The inventors found, surprisingly, that a compatibility issue even exists among electronic ballasts, in particular when the LED lamp requires less energy than the fluorescent tube it is designed to replace.
LED lamps typically consume about 30% less energy compared to fluorescent lamps which produce substantially the same amount of light. A recent trend is a move to more than 50% energy saving, e.g. an LED lamp that operates at lower than 29 W to replace a 58 W fluorescent tube.
However, the inventors observed that, once the LED tube is designed to operate at such a low power (e.g. designed to save 50% energy), some designs of electronic ballast behave anomalously. In some cases this results in the lifetime of the ballast being unacceptably reduced, e.g. to a few hundred minutes.
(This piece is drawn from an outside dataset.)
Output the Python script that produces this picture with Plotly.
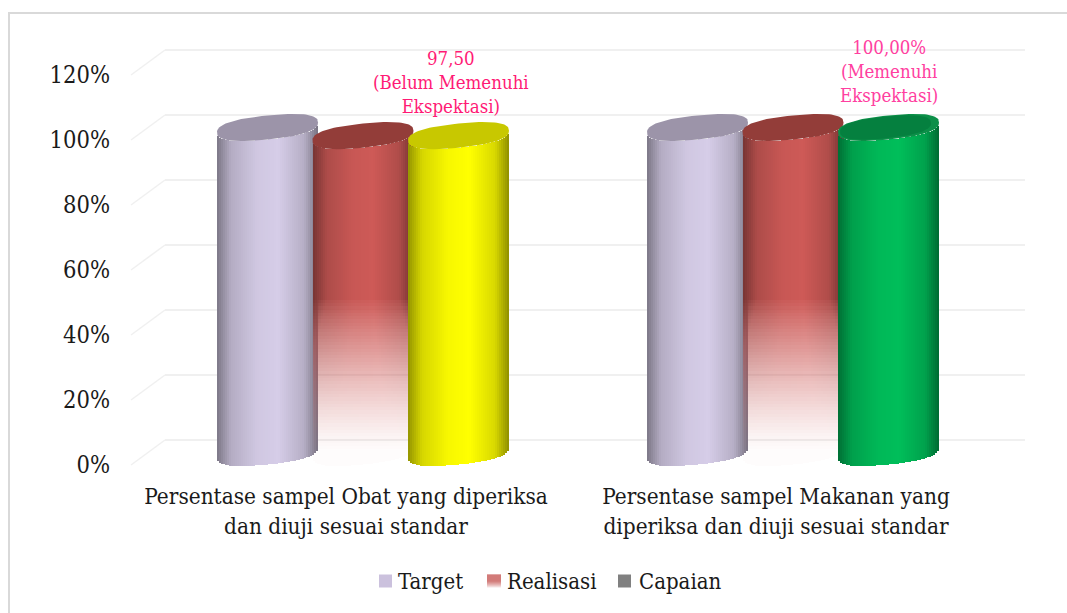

In this anomalous situation, when the LED lamp is installed in a luminaire having such a ballast, the current drawn from the ballast is considerably increased, which in turn results in an increase of temperature in elements in the ballast. Consequently, these ballast elements become too hot, such that the lifetime of the ballast is reduced e.g. due to thermal runaway in critical components in the ballast) and possibly causing safety issues.
The inventors observed that ballasts having this anomalous behaviour are designed to operate as constant power sources, rather than constant current sources.
FIG. 1 shows a fluorescent lamp 101 arranged in a luminaire having a constant power ballast.
The luminaire is connected to an AC voltage source 102 (e.g. 230 V/50 Hz) and electronic components 103, which typically comprise a rectifier (which may be arranged in the ballast). The constant power ballast may comprise one or more inductors L1, L2, and one or more switches SW1, SW2 arranged to generate an output at a substantially constant power and at frequency in the range of e.g. 20 kHz-50 kHz.
A typical fluorescent lamp 101 has four electrodes (pins) for releasably connecting to the luminaire. Typically, the luminaire does not discriminate between different electrodes of the fluorescent lamp 101, so that the fluorescent lamp 101 does not have to be connected to the luminaire in a specific direction. After inserting the lamp in the luminaire, the two connections which supply the AC voltage from the ballast are called hot ends, and the other two connections (connected to capacitor 104) are called cold ends. In FIG. 1, the hot ends are labelled by letters A and D, and the cold ends are labelled by letters B and C.
A constant power ballast is designed to deliver a (nominally) constant amount of power to the lamp. The nominally constant amount of power may for example be derived from multiplication of the voltage drop across the lamp arrangement and the amount of current flowing through the lamp arrangement. When the fluorescent lamp is replaced by an LED lamp arrangement designed for operating at a lower power and the power consumed by the LED lamp arrangement is below the designed power of the ballast, these ballasts are designed to increase the current supplied to the LED lamp arrangement to reach the designed power. These ballasts are hereinafter called “constant power ballasts” for distinguishing from the majority of electronic ballasts, which are hereinafter called “constant current ballasts” as they are designed to maintain a substantially constant current output.
Constant power ballasts are typically designed to operate at a power that is significantly higher than the designed operation power of the energy saving LED lamp (e.g. designed to save 50% energy). Consequently, when fitting such an LED lamp in the luminaire, the constant power ballast determines that the power is too low (e.g. by determining that the voltage across the lamp is too low), so the ballast increases the current supplied to the LED lamp to reach the designed power output of the ballast. In the end, the current is too high and results in shortening the life or failure of the ballast.